Ivey v. Transunion Rental Screening Solutions Inc.
2022 IL 127903
| Ill. | 2022Background
- In 2009 Helix (founded by Roger Ivey) and TransUnion Rental Screening Solutions (TURSS) entered a five-year marketing agreement: TURSS to host an electronic lease/forms platform and Helix to supply customizable lease products (Helix to receive 65% of revenue).
- TURSS repeatedly delayed building the platform from 2009 through at least 2014; communications indicated commitment but no rollout; TURSS employees later could not locate the agreement or project records.
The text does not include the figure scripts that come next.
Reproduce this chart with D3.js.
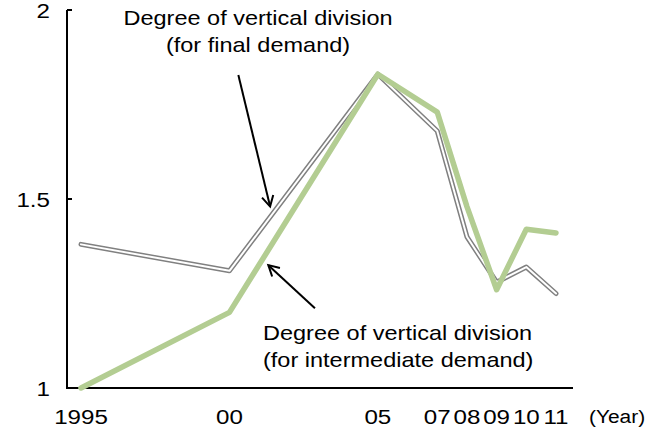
<!DOCTYPE html>
<html><head><meta charset="utf-8">
<script src="https://cdn.jsdelivr.net/npm/d3@7"></script>
<style>
html,body{margin:0;padding:0;background:#fff;}
text{font-family:"Liberation Sans",Arial,sans-serif;fill:#000;}
</style></head>
<body><svg id="c" width="646" height="432"></svg>
<script>
const years = [1995, 2000, 2005, 2007, 2008, 2009, 2010, 2011];
const yearLabels = ["1995", "00", "05", "07", "08", "09", "10", "11"];
const finalDemand = [1.38, 1.31, 1.83, 1.68, 1.40, 1.28, 1.32, 1.25];
const intermediateDemand = [1.00, 1.20, 1.83, 1.73, 1.48, 1.26, 1.42, 1.41];
const yTicks = [1, 1.5, 2];
const yTickLabels = ["1", "1.5", "2"];
const annFinal = ["Degree of vertical division", "(for final demand)"];
const annInter = ["Degree of vertical division", "(for intermediate demand)"];
// arrows in data coordinates: [year, value] tail -> tip
const arrowFinal = [[2000.30, 1.828], [2001.37, 1.48]];
const arrowInter = [[2002.88, 1.211], [2001.31, 1.325]];

const svg = d3.select("#c");
const x = d3.scaleLinear().domain([1995, 2011]).range([81, 556]);
const y = d3.scaleLinear().domain([1, 2]).range([388, 10]);
const axisLeft = 67, axisRight = 573;

function stretchedText(g, tx, ty, str, size, anchor, sx) {
  return g.append("text")
    .attr("transform", `translate(${tx},${ty}) scale(${sx || 1.12},1)`)
    .attr("font-size", size)
    .attr("text-anchor", anchor || "start")
    .text(str);
}

// axes
svg.append("line").attr("x1", axisLeft).attr("x2", axisLeft)
  .attr("y1", y(2)).attr("y2", y(1)).attr("stroke", "#000").attr("stroke-width", 2);
svg.append("line").attr("x1", axisLeft - 1).attr("x2", axisRight)
  .attr("y1", y(1)).attr("y2", y(1)).attr("stroke", "#000").attr("stroke-width", 2);
yTicks.forEach((v, i) => {
  svg.append("line").attr("x1", axisLeft).attr("x2", axisLeft + 5)
    .attr("y1", y(v)).attr("y2", y(v)).attr("stroke", "#000").attr("stroke-width", 2);
  stretchedText(svg, 50, y(v) + 7.5, yTickLabels[i], 21, "end", 1.15);
});
years.forEach((yr, i) => {
  stretchedText(svg, x(yr), 424, yearLabels[i], 21, "middle", 1.15);
});
stretchedText(svg, 589, 423, "(Year)", 19, "start", 1.1);

// lines
const line = d3.line().x((d, i) => x(years[i])).y(d => y(d));
svg.append("path").attr("d", line(finalDemand)).attr("fill", "none")
  .attr("stroke", "#808080").attr("stroke-width", 5)
  .attr("stroke-linejoin", "round").attr("stroke-linecap", "round");
svg.append("path").attr("d", line(finalDemand)).attr("fill", "none")
  .attr("stroke", "#fff").attr("stroke-width", 2)
  .attr("stroke-linejoin", "round").attr("stroke-linecap", "round");
svg.append("path").attr("d", line(intermediateDemand)).attr("fill", "none")
  .attr("stroke", "#b3cd92").attr("stroke-width", 5.5)
  .attr("stroke-linejoin", "round").attr("stroke-linecap", "round");

// arrows
function arrow(a) {
  const [x1, y1] = [x(a[0][0]), y(a[0][1])];
  const [x2, y2] = [x(a[1][0]), y(a[1][1])];
  const ang = Math.atan2(y2 - y1, x2 - x1);
  const L = 12, w = 0.5;
  svg.append("line").attr("x1", x1).attr("y1", y1).attr("x2", x2).attr("y2", y2)
    .attr("stroke", "#000").attr("stroke-width", 2);
  const p = d3.path();
  p.moveTo(x2 - L * Math.cos(ang - w), y2 - L * Math.sin(ang - w));
  p.lineTo(x2, y2);
  p.lineTo(x2 - L * Math.cos(ang + w), y2 - L * Math.sin(ang + w));
  svg.append("path").attr("d", p.toString()).attr("fill", "none")
    .attr("stroke", "#000").attr("stroke-width", 2).attr("stroke-linejoin", "miter");
}
arrow(arrowFinal);
arrow(arrowInter);

// annotations
stretchedText(svg, 258, 25, annFinal[0], 21, "middle");
stretchedText(svg, 258, 52, annFinal[1], 21, "middle");
stretchedText(svg, 263, 340, annInter[0], 21, "start");
stretchedText(svg, 263, 367, annInter[1], 21, "start");
</script></body></html>
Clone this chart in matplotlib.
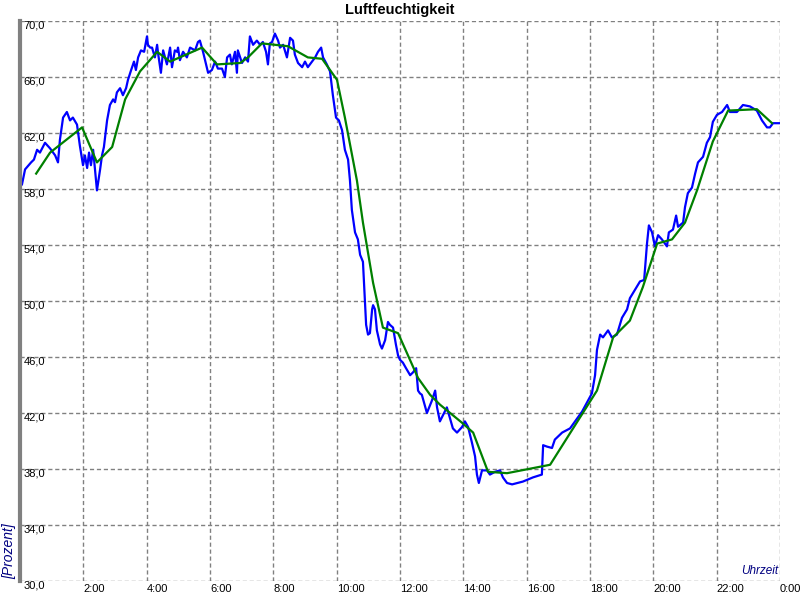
import matplotlib
matplotlib.use('Agg')
import matplotlib.pyplot as plt

# Messwerte (Uhrzeit in Stunden, Luftfeuchtigkeit in %)
blau_t = [0.00, 0.06, 0.16, 0.35, 0.44, 0.54, 0.63, 0.79, 0.95, 1.11, 1.20, 1.26, 1.36, 1.48,
          1.58, 1.67, 1.80, 1.89, 1.99, 2.05, 2.12, 2.18, 2.24, 2.31, 2.40, 2.43, 2.53, 2.59,
          2.65, 2.75, 2.84, 2.94, 3.00, 3.06, 3.16, 3.25, 3.35, 3.41, 3.51, 3.60, 3.66, 3.73,
          3.82, 3.92, 4.01, 4.04, 4.11, 4.17, 4.26, 4.33, 4.36, 4.45, 4.52, 4.58, 4.64, 4.74,
          4.80, 4.89, 4.96, 4.99, 5.05, 5.15, 5.27, 5.37, 5.53, 5.62, 5.68, 5.78, 5.91, 5.94,
          6.06, 6.16, 6.25, 6.38, 6.47, 6.54, 6.63, 6.69, 6.79, 6.85, 6.88, 7.01, 7.11, 7.20,
          7.26, 7.36, 7.48, 7.58, 7.67, 7.77, 7.83, 7.89, 7.96, 8.05, 8.15, 8.21, 8.31, 8.43,
          8.53, 8.62, 8.68, 8.78, 8.91, 9.00, 9.09, 9.22, 9.32, 9.41, 9.51, 9.57, 9.69, 9.79,
          9.88, 9.98, 10.07, 10.17, 10.26, 10.36, 10.42, 10.48, 10.58, 10.67, 10.74, 10.83,
          10.89, 10.93, 10.99, 11.05, 11.12, 11.15, 11.21, 11.27, 11.37, 11.43, 11.53, 11.62,
          11.68, 11.78, 11.87, 11.94, 12.00, 12.09, 12.19, 12.32, 12.41, 12.51, 12.57, 12.63,
          12.69, 12.85, 13.01, 13.11, 13.17, 13.26, 13.48, 13.58, 13.67, 13.80, 13.96, 14.05,
          14.15, 14.27, 14.37, 14.43, 14.49, 14.59, 14.75, 14.84, 15.00, 15.16, 15.25, 15.38,
          15.54, 15.88, 16.20, 16.48, 16.52, 16.64, 16.80, 16.89, 17.12, 17.37, 17.75, 18.06,
          18.16, 18.22, 18.32, 18.41, 18.57, 18.69, 18.85, 19.01, 19.17, 19.26, 19.42, 19.58,
          19.71, 19.74, 19.80, 19.86, 19.96, 20.05, 20.15, 20.27, 20.43, 20.49, 20.62, 20.72,
          20.78, 20.94, 21.00, 21.09, 21.22, 21.32, 21.41, 21.57, 21.69, 21.79, 21.88, 22.01,
          22.17, 22.33, 22.42, 22.64, 22.83, 23.05, 23.27, 23.43, 23.59, 23.68, 23.78, 24.00]
blau_v = [58.6, 58.3, 59.4, 59.9, 60.1, 60.8, 60.6, 61.3, 60.9, 60.4, 59.9, 61.5, 63.1, 63.5,
          62.9, 63.1, 62.6, 61.1, 59.7, 60.4, 59.5, 60.6, 59.7, 60.8, 58.6, 57.9, 59.4, 60.4,
          61.0, 62.9, 64.0, 64.4, 64.2, 64.9, 65.2, 64.7, 65.2, 65.8, 66.5, 67.1, 66.5, 67.4,
          67.9, 67.8, 68.9, 68.3, 68.1, 68.1, 67.4, 68.3, 67.7, 66.3, 67.9, 67.4, 66.9, 68.1,
          66.7, 67.9, 67.8, 68.1, 67.2, 67.8, 67.4, 68.1, 67.9, 68.5, 68.6, 67.8, 66.6, 66.3,
          66.5, 67.1, 66.6, 66.6, 66.0, 67.4, 67.6, 66.9, 67.8, 66.3, 67.9, 67.0, 67.4, 67.1,
          68.9, 68.3, 68.6, 68.3, 68.5, 67.8, 66.9, 68.4, 68.5, 69.1, 68.6, 68.1, 68.3, 67.4,
          68.8, 68.6, 67.6, 67.0, 66.7, 67.1, 66.7, 67.1, 67.4, 67.8, 68.1, 67.4, 66.9, 66.4,
          64.7, 63.1, 62.9, 62.2, 60.8, 60.1, 58.6, 56.5, 54.9, 54.4, 53.3, 52.8,
          50.1, 48.3, 47.6, 47.7, 49.4, 49.7, 49.4, 47.9, 46.9, 46.6, 47.2, 48.5,
          48.3, 48.1, 46.9, 46.1, 45.8, 45.6, 45.2, 44.7, 44.9, 45.2, 43.6, 43.4,
          43.3, 42.0, 42.9, 43.6, 42.4, 41.4, 42.4, 41.6, 40.9, 40.6, 41.0, 41.4,
          41.0, 39.9, 38.9, 37.6, 37.0, 37.9, 37.9, 37.6, 37.8, 37.9, 37.4, 37.0,
          36.9, 37.1, 37.4, 37.6, 39.7, 39.6, 39.5, 40.1, 40.6, 40.9, 42.1, 43.4,
          44.7, 46.5, 47.6, 47.4, 47.9, 47.4, 47.6, 48.8, 49.4, 50.2, 50.8, 51.4,
          51.5, 52.4, 54.1, 55.4, 54.9, 53.9, 54.7, 54.4, 53.9, 54.9, 55.1, 56.1,
          55.3, 55.6, 56.7, 57.7, 58.1, 59.1, 59.9, 60.3, 61.3, 61.7, 62.8, 63.3,
          63.5, 64.0, 63.5, 63.5, 64.0, 63.9, 63.6, 62.9, 62.4, 62.4, 62.7, 62.7]

# geglaettete Werte
gruen_t = [0.51, 0.95, 1.96, 2.43, 2.91, 3.32, 3.79, 4.33, 4.74, 5.75, 6.22, 6.95, 7.20, 7.64,
           8.46, 9.09, 9.54, 10.01, 10.26, 10.64, 10.83, 11.15, 11.46, 11.94, 12.57, 12.95,
           13.26, 13.96, 14.31, 14.78, 15.38, 16.74, 18.22, 18.73, 19.26, 19.67, 20.12, 20.59,
           21.00, 21.38, 21.88, 22.36, 23.27, 23.75]
gruen_v = [59.1, 60.6, 62.4, 59.9, 61.0, 64.4, 66.4, 67.8, 67.1, 68.1, 66.9, 67.0, 67.4, 68.4,
           68.2, 67.4, 67.3, 65.8, 63.1, 58.6, 55.6, 51.3, 48.1, 47.7, 44.5, 43.3,
           42.6, 41.3, 40.6, 37.8, 37.7, 38.3, 43.6, 47.4, 48.6, 51.0, 54.1, 54.4,
           55.6, 57.9, 61.4, 63.6, 63.7, 62.7]

x_ticks = list(range(0, 25, 2))
x_labels = [''] + ['%d:00' % h for h in range(2, 24, 2)] + ['0:00']
y_ticks = list(range(30, 71, 4))
y_labels = ['%d,0' % v for v in y_ticks]

plt.rcParams['font.family'] = ['Liberation Sans', 'DejaVu Sans']

fig = plt.figure(figsize=(8, 6), dpi=100)
ax = fig.add_axes([0.025, 0.0317, 0.95, 0.9333])

ax.plot(blau_t, blau_v, color='#0000FF', lw=1.6, zorder=3)
ax.plot(gruen_t, gruen_v, color='#008000', lw=1.6, zorder=4)

ax.set_xlim(0, 24)
ax.set_ylim(30, 70)
ax.set_xticks(x_ticks)
ax.set_xticklabels(x_labels)
ax.set_yticks(y_ticks)
ax.set_yticklabels(y_labels)

ax.grid(True, color='#808080', linestyle=(0, (3, 2)), lw=1)
for s in ['top', 'right', 'bottom']:
    ax.spines[s].set_visible(False)
ax.spines['left'].set_color('#808080')
ax.spines['left'].set_linewidth(3)
ax.spines['left'].set_zorder(5)

ax.tick_params(axis='both', length=0, labelsize=8)
ax.tick_params(axis='y', pad=-2.5)
ax.tick_params(axis='x', pad=2)
for lbl in ax.get_yticklabels():
    lbl.set_horizontalalignment('left')
    lbl.set_verticalalignment('top')
for lbl in ax.get_xticklabels():
    lbl.set_horizontalalignment('left')

fig.text(0.5, 0.983, 'Luftfeuchtigkeit', ha='center', va='center',
         fontsize=10.5, fontweight='bold')
fig.text(0.011, 0.035, '[Prozent]', rotation=90, ha='center', va='bottom',
         fontsize=10, style='italic', color='#000080')
ax.text(0.998, 0.008, 'Uhrzeit', transform=ax.transAxes, ha='right', va='bottom',
        fontsize=8.5, style='italic', color='#000080')

fig.savefig('out.png', dpi=100)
- Helix sued TURSS in 2015 for breach of contract and other claims; the litigation narrowed to Helix’s breach claim seeking lost profits from sales that would have occurred on TURSS’s platform.
- Helix disclosed expert reports (Cohen and Smith) estimating lost revenues in the tens of millions based on market assumptions; TURSS moved for summary judgment arguing the lost-profit estimates were speculative and barred by the “new business” rule.
- The trial court granted summary judgment for TURSS (finding Helix failed to identify recoverable damages); the appellate court affirmed; the Illinois Supreme Court likewise affirmed, holding Helix did not prove prospective profits with reasonable certainty.
Issues
| Issue | Plaintiff's Argument | Defendant's Argument | Held |
|---|---|---|---|
| Whether Helix established lost profits with reasonable certainty (or was barred by the "new business" rule) | Helix relied on expert market analyses and Ivey’s industry experience to show a demand for its improved lease product and to quantify lost revenues. | TURSS argued Helix was a new company selling a new, unestablished product; lost-profit projections were speculative and unsupported by prior sales or comparable-market data. | Held for TURSS: Helix failed to show lost profits with reasonable certainty; summary judgment proper. |
| Whether comparison to the NAA lease (and other non-identical data) sufficed to quantify damages | Helix contended its product was an improvement on the NAA lease and experts could extrapolate market share and revenues from that comparison. | TURSS responded the NAA product was materially different and relied on distinct distribution/platform features, making any comparison speculative. | Held for TURSS: differences between Helix’s untested product and existing products made the lost-profit estimates unreliable. |
| Whether courts should adopt Restatement (Second) of Contracts § 352 principles to relax certainty at summary judgment (dissenting view) | Dissent argued modern economic and expert methods (and Restatement § 352 commentary) allow juries to resolve reasonable-certainty disputes and courts should be reluctant to grant summary judgment when breach is willful. | Majority declined to adopt § 352 as a rule changing Illinois law for summary-judgment analysis; held existing precedent requires reasonable certainty, often shown by prior profits or closely comparable data. | Held: Majority rejected adopting § 352; left existing Illinois standards intact. |
Key Cases Cited
- Tri-G, Inc. v. Burke, Bosselman & Weaver, 222 Ill. 2d 218 (Ill. 2006) (lost prospective profits must be proved with reasonable certainty; exceptions fact-specific).
- Milex Products, Inc. v. Alra Laboratories, Inc., 237 Ill. App. 3d 177 (Ill. App. 1992) (new-product lost-profits recovery upheld where evidence showed an established market and reliable comparables).
- Midland Hotel Corp. v. Reuben H. Donnelly Corp., 118 Ill. 2d 306 (Ill. 1987) (profits must be shown with a reasonably sure basis of facts; fact-intensive inquiry).
- SK Hand Tool Corp. v. Dresser Industries, Inc., 284 Ill. App. 3d 417 (Ill. App. 1996) (courts reject speculative or unsupported profit projections for new businesses).
- Malatesta v. Leichter, 186 Ill. App. 3d 602 (Ill. App. 1989) (lost profits allowed where damages were supported by comparable prior profits at the same location).